#### Source excerpt

★ ★ ★ ★ ★ ★ ★

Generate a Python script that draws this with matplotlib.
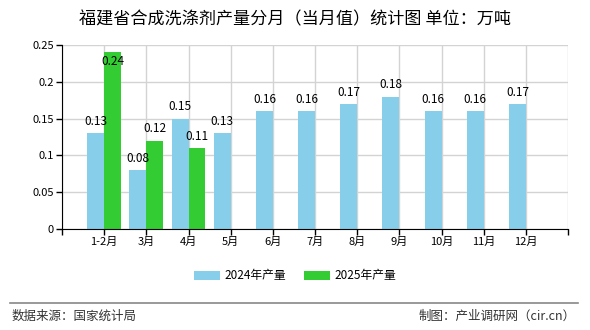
import matplotlib
matplotlib.use('Agg')
import matplotlib.pyplot as plt
import numpy as np

plt.rcParams['font.family'] = ['Noto Sans CJK SC', 'DejaVu Sans']

months = ['1-2月', '3月', '4月', '5月', '6月', '7月', '8月', '9月', '10月', '11月', '12月']
prod_2024 = [0.13, 0.08, 0.15, 0.13, 0.16, 0.16, 0.17, 0.18, 0.16, 0.16, 0.17]
prod_2025 = [0.24, 0.12, 0.11]
yticks = [0, 0.05, 0.1, 0.15, 0.2, 0.25]
ytick_labels = ['0', '0.05', '0.1', '0.15', '0.2', '0.25']

fig = plt.figure(figsize=(5.9, 3.3), dpi=100)
ax = fig.add_axes([62 / 590, 1 - 229 / 330, (568 - 62) / 590, (229 - 45) / 330])

x = np.arange(len(months))
w = 0.4
ax.bar(x - w / 2, prod_2024, width=w, color='#87CEEB', label='2024年产量', zorder=2)
x25 = np.arange(len(prod_2025))
ax.bar(x25 + w / 2, prod_2025, width=w, color='#33CC33', label='2025年产量', zorder=2)

# value labels, pushed down when they would run off the top
for xi, v in zip(x - w / 2, prod_2024):
    ax.text(xi, min(v + 0.016, 0.228), f'{v:g}', ha='center', va='center', fontsize=8.5, zorder=3)
for xi, v in zip(x25 + w / 2, prod_2025):
    ax.text(xi, min(v + 0.016, 0.228), f'{v:g}', ha='center', va='center', fontsize=8.5, zorder=3)

ax.set_xlim(-1, 11)
ax.set_ylim(0, 0.25)
ax.set_xticks(np.arange(-1, 12))
ax.set_xticklabels([''] + months + [''], fontsize=8)
ax.set_yticks(yticks)
ax.set_yticklabels(ytick_labels, fontsize=8)
ax.tick_params(length=4, width=1, color='black', pad=2)
ax.grid(True, color='#d3d3d3', linewidth=1, zorder=0)
for s in ['top', 'right']:
    ax.spines[s].set_visible(False)
ax.spines['left'].set_color('black')
ax.spines['bottom'].set_color('black')

fig.text(0.5, 1 - 19 / 330, '福建省合成洗涤剂产量分月（当月值）统计图 单位：万吨',
         ha='center', va='center', fontsize=12.3)

fig.legend(loc='center', bbox_to_anchor=(0.5, 1 - 276 / 330), ncol=2, frameon=False,
           fontsize=8.5, handlelength=2.2, handleheight=0.9, columnspacing=1.5, handletextpad=0.4)

fig.add_artist(plt.Line2D([10 / 590, 578 / 590], [1 - 303 / 330] * 2, color='#888888', linewidth=1.2))
fig.text(12 / 590, 1 - 316 / 330, '数据来源：国家统计局', ha='left', va='center', fontsize=9, color='#333333')
fig.text(576 / 590, 1 - 316 / 330, '制图：产业调研网（cir.cn）', ha='right', va='center', fontsize=9, color='#333333')

fig.savefig('out.png', dpi=100)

★ ★ ★ ★ ★ ★ ★

#### Problem
Print out the lines exactly, skipping any picture.

#### Result for this task
Generate a Python script that draws this with matplotlib.
import matplotlib
matplotlib.use('Agg')
import matplotlib.pyplot as plt
import numpy as np

plt.rcParams['font.family'] = ['Noto Sans CJK SC', 'DejaVu Sans']

months = ['1-2月', '3月', '4月', '5月', '6月', '7月', '8月', '9月', '10月', '11月', '12月']
prod_2024 = [0.13, 0.08, 0.15, 0.13, 0.16, 0.16, 0.17, 0.18, 0.16, 0.16, 0.17]
prod_2025 = [0.24, 0.12, 0.11]
yticks = [0, 0.05, 0.1, 0.15, 0.2, 0.25]
ytick_labels = ['0', '0.05', '0.1', '0.15', '0.2', '0.25']

fig = plt.figure(figsize=(5.9, 3.3), dpi=100)
ax = fig.add_axes([62 / 590, 1 - 229 / 330, (568 - 62) / 590, (229 - 45) / 330])

x = np.arange(len(months))
w = 0.4
ax.bar(x - w / 2, prod_2024, width=w, color='#87CEEB', label='2024年产量', zorder=2)
x25 = np.arange(len(prod_2025))
ax.bar(x25 + w / 2, prod_2025, width=w, color='#33CC33', label='2025年产量', zorder=2)

# value labels, pushed down when they would run off the top
for xi, v in zip(x - w / 2, prod_2024):
    ax.text(xi, min(v + 0.016, 0.228), f'{v:g}', ha='center', va='center', fontsize=8.5, zorder=3)
for xi, v in zip(x25 + w / 2, prod_2025):
    ax.text(xi, min(v + 0.016, 0.228), f'{v:g}', ha='center', va='center', fontsize=8.5, zorder=3)

ax.set_xlim(-1, 11)
ax.set_ylim(0, 0.25)
ax.set_xticks(np.arange(-1, 12))
ax.set_xticklabels([''] + months + [''], fontsize=8)
ax.set_yticks(yticks)
ax.set_yticklabels(ytick_labels, fontsize=8)
ax.tick_params(length=4, width=1, color='black', pad=2)
ax.grid(True, color='#d3d3d3', linewidth=1, zorder=0)
for s in ['top', 'right']:
    ax.spines[s].set_visible(False)
ax.spines['left'].set_color('black')
ax.spines['bottom'].set_color('black')

fig.text(0.5, 1 - 19 / 330, '福建省合成洗涤剂产量分月（当月值）统计图 单位：万吨',
         ha='center', va='center', fontsize=12.3)

fig.legend(loc='center', bbox_to_anchor=(0.5, 1 - 276 / 330), ncol=2, frameon=False,
           fontsize=8.5, handlelength=2.2, handleheight=0.9, columnspacing=1.5, handletextpad=0.4)

fig.add_artist(plt.Line2D([10 / 590, 578 / 590], [1 - 303 / 330] * 2, color='#888888', linewidth=1.2))
fig.text(12 / 590, 1 - 316 / 330, '数据来源：国家统计局', ha='left', va='center', fontsize=9, color='#333333')
fig.text(576 / 590, 1 - 316 / 330, '制图：产业调研网（cir.cn）', ha='right', va='center', fontsize=9, color='#333333')

fig.savefig('out.png', dpi=100)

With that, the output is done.